— begin —

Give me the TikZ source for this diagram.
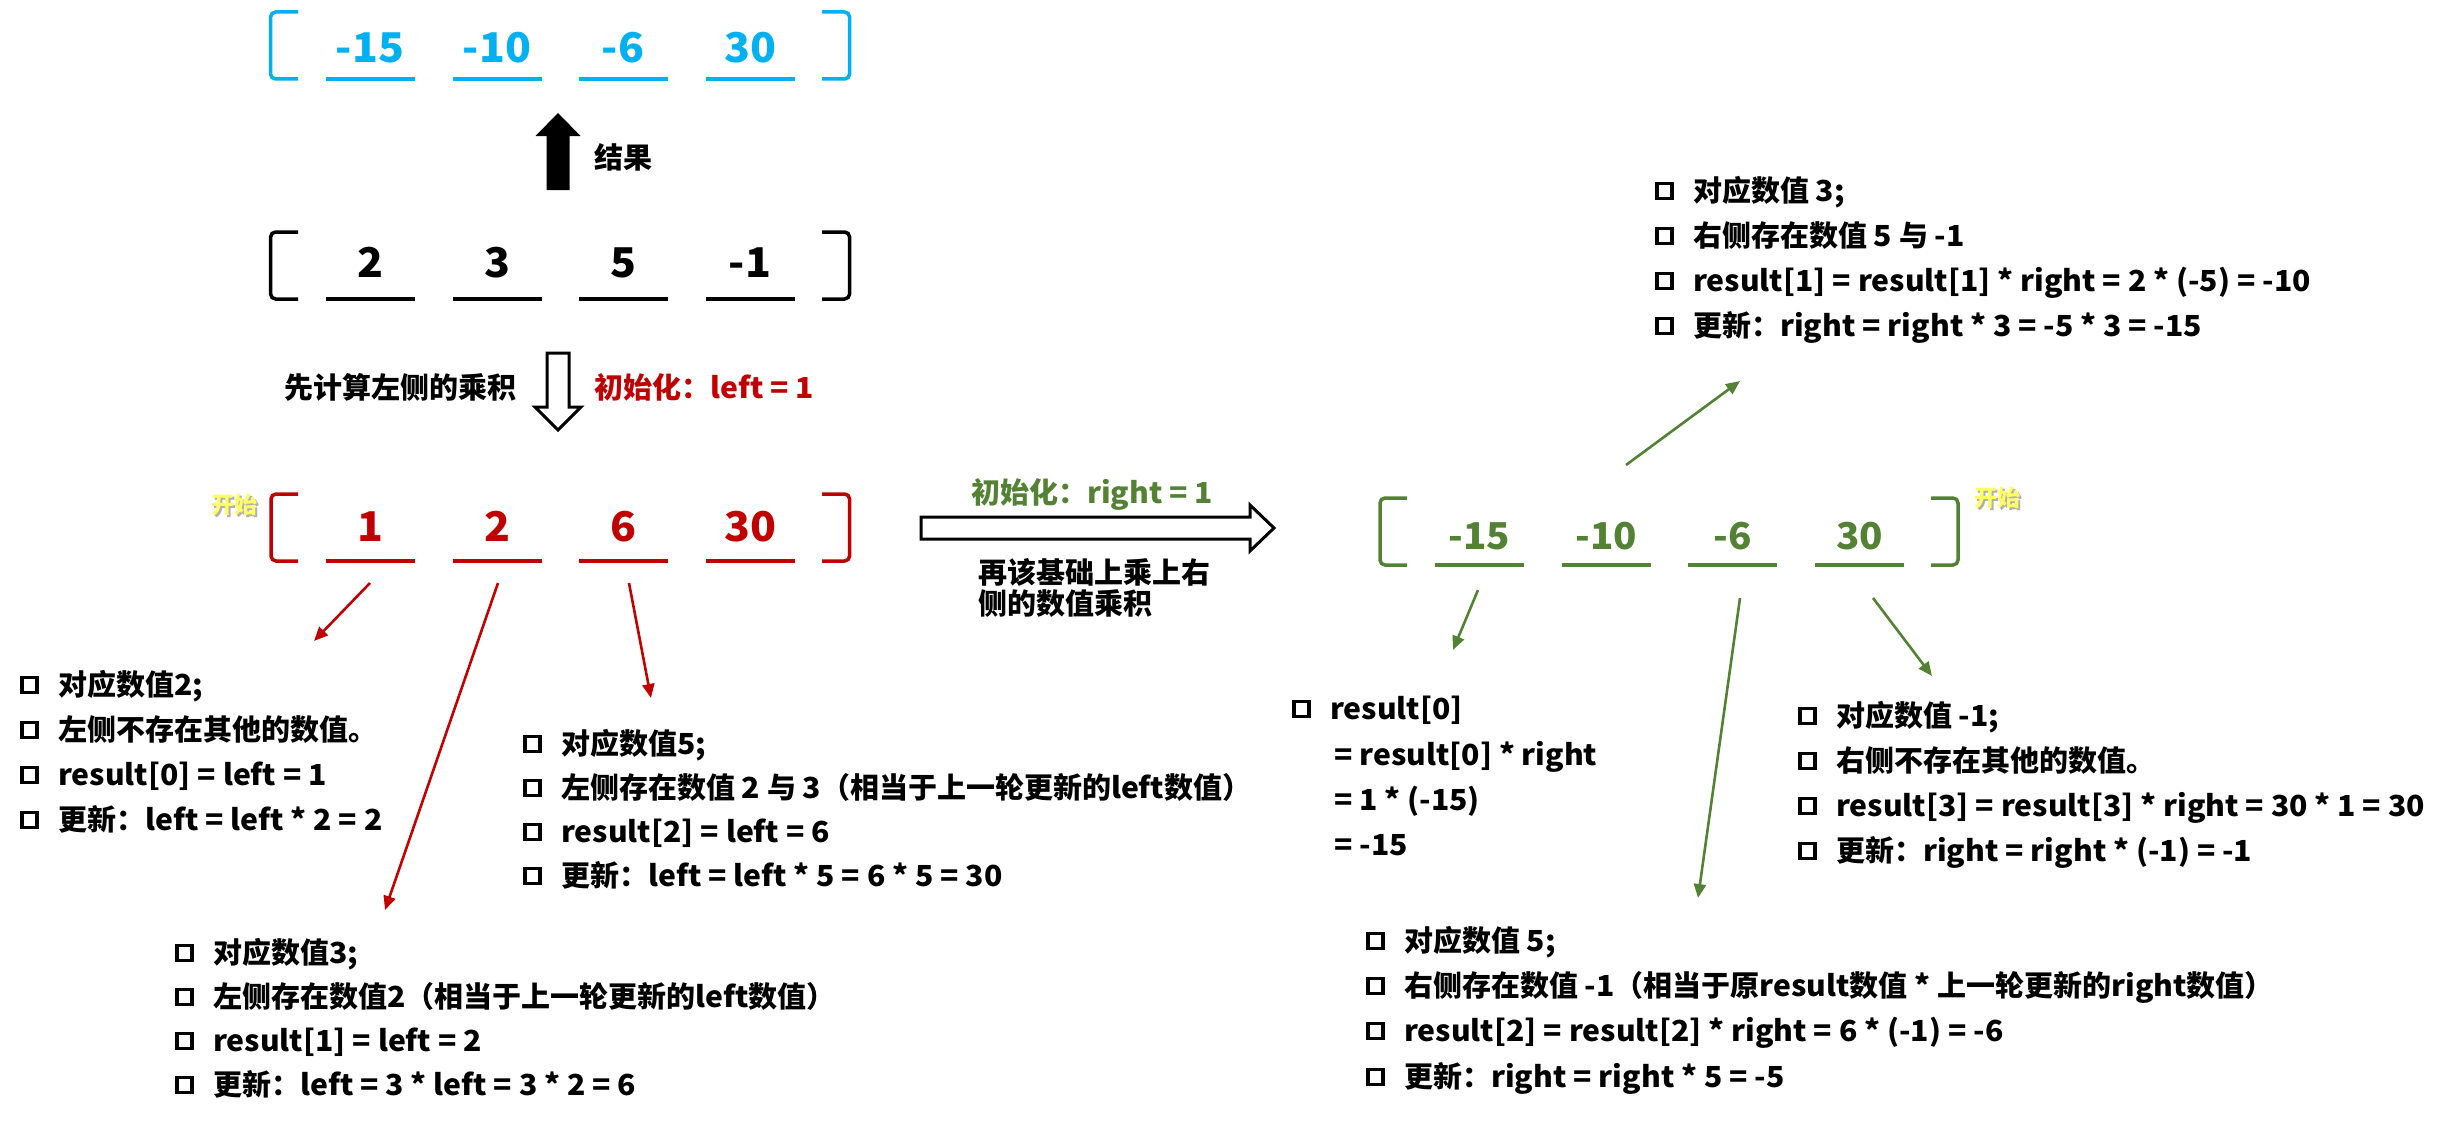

— end —
— begin —

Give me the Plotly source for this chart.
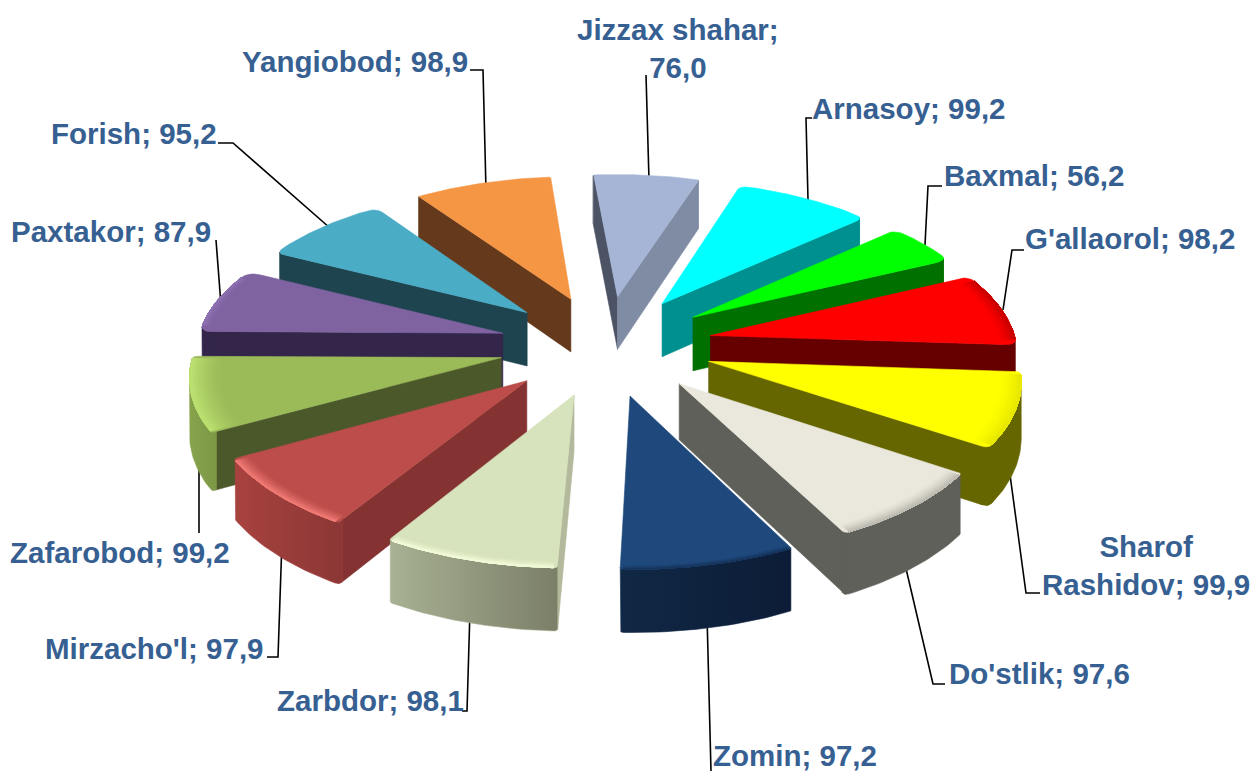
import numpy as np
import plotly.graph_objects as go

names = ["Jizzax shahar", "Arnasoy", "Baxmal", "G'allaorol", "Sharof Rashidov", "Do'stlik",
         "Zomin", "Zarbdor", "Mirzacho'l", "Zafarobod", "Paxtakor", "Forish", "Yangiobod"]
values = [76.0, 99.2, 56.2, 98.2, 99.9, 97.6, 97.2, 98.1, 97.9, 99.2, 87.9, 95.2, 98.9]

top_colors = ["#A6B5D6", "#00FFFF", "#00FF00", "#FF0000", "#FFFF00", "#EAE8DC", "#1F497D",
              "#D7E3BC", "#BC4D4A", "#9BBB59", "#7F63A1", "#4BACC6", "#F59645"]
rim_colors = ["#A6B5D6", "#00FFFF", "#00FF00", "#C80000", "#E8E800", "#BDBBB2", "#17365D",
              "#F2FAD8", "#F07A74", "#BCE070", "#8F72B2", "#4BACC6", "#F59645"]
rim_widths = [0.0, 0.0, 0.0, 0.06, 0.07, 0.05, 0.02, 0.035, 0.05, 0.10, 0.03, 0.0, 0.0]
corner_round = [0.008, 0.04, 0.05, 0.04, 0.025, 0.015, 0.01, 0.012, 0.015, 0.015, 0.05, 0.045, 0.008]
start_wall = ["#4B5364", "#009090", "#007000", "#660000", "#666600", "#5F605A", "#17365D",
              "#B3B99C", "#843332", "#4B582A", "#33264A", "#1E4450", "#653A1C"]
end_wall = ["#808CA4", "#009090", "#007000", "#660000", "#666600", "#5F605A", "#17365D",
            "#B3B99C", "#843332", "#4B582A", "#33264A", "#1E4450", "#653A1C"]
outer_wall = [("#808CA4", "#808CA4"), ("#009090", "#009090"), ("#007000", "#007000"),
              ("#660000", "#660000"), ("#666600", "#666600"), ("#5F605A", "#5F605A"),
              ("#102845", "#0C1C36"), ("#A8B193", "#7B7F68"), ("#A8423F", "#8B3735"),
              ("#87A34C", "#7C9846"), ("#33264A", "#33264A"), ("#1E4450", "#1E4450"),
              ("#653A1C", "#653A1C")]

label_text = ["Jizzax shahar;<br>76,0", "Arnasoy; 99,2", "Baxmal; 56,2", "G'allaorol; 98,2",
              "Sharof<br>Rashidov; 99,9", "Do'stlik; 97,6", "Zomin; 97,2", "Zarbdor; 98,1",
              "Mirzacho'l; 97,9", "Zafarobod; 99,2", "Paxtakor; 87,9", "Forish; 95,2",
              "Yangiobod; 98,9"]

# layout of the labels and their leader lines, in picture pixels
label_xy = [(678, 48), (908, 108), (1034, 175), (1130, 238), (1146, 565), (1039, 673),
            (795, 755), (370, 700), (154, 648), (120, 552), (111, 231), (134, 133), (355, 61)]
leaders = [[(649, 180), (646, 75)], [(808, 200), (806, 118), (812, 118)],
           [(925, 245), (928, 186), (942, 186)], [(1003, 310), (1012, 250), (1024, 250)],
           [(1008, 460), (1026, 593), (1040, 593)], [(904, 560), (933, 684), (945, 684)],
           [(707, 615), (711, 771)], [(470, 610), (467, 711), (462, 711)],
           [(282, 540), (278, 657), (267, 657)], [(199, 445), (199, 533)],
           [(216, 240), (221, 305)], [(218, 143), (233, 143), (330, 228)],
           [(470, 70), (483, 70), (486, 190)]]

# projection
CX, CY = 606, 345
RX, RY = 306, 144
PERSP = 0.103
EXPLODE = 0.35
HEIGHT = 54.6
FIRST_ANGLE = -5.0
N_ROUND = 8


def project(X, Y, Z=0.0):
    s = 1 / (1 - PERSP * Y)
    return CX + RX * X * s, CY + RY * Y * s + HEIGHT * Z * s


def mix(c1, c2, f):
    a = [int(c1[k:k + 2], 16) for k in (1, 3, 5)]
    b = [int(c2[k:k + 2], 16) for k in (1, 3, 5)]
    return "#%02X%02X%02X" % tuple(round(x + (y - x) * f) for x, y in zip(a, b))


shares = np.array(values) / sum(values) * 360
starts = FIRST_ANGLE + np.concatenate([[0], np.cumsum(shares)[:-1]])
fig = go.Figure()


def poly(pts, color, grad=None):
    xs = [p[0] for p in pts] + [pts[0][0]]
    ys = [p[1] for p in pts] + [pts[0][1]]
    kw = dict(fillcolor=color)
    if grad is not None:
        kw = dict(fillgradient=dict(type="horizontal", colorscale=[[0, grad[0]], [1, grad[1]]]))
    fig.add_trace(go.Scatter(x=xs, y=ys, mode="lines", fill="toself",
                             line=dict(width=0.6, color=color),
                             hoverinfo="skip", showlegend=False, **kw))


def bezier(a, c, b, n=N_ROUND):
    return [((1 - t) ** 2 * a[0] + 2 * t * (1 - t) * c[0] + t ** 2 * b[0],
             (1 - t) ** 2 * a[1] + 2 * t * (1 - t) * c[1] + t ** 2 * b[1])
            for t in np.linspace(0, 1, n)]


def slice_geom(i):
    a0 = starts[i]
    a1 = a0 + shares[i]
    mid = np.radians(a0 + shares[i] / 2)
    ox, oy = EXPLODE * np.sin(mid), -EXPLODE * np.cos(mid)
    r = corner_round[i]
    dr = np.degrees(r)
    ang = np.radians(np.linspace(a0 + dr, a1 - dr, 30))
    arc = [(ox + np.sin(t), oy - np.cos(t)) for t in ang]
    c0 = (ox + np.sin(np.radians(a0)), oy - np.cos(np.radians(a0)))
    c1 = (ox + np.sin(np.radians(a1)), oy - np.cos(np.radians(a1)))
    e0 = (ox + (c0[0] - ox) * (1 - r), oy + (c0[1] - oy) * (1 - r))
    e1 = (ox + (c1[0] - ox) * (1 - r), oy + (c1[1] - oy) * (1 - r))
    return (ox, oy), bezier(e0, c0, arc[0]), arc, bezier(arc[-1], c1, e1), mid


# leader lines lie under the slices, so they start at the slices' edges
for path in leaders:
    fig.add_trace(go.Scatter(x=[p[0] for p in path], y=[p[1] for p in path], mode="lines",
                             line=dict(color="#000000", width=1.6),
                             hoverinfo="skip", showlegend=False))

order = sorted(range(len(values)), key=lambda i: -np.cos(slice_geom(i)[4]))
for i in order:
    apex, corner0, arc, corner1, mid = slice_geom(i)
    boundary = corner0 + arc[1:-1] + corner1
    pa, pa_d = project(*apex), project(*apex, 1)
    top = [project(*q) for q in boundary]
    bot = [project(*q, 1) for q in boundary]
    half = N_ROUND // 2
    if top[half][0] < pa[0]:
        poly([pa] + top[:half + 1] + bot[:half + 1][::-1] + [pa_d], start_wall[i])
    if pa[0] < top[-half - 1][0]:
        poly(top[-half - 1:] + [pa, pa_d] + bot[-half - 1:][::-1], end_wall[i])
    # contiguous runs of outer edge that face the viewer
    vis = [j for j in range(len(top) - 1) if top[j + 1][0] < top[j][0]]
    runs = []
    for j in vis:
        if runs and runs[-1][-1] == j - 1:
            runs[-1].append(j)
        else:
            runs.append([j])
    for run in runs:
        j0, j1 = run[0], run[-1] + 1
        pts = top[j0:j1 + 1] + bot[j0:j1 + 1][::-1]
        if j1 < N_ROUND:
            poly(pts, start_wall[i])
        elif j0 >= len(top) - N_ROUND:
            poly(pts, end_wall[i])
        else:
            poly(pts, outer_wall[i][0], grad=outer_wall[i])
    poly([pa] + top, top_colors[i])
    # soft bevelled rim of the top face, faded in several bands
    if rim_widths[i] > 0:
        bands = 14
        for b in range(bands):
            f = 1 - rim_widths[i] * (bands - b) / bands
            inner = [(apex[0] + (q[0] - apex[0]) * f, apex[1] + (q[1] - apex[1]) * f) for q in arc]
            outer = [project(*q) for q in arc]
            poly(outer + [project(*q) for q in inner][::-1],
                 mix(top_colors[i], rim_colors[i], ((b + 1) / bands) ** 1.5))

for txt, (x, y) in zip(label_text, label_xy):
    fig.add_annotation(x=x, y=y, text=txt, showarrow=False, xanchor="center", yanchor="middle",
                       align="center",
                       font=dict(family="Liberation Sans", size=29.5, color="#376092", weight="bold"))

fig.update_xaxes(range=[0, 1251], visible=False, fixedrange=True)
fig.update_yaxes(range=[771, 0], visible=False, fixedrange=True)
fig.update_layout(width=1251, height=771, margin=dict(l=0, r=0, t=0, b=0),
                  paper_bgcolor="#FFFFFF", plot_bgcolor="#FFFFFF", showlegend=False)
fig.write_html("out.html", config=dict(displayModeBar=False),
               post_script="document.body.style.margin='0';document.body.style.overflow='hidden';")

— end —

> **Brief**: All lines above from the one containing "Give me the Plotly source for this chart." through the one containing "87.9, 95.2, 98.9]" are to be quoted exactly, and only those; pictures are left out.

> **Exercise answer**:
Give me the Plotly source for this chart.
import numpy as np
import plotly.graph_objects as go

names = ["Jizzax shahar", "Arnasoy", "Baxmal", "G'allaorol", "Sharof Rashidov", "Do'stlik",
         "Zomin", "Zarbdor", "Mirzacho'l", "Zafarobod", "Paxtakor", "Forish", "Yangiobod"]
values = [76.0, 99.2, 56.2, 98.2, 99.9, 97.6, 97.2, 98.1, 97.9, 99.2, 87.9, 95.2, 98.9]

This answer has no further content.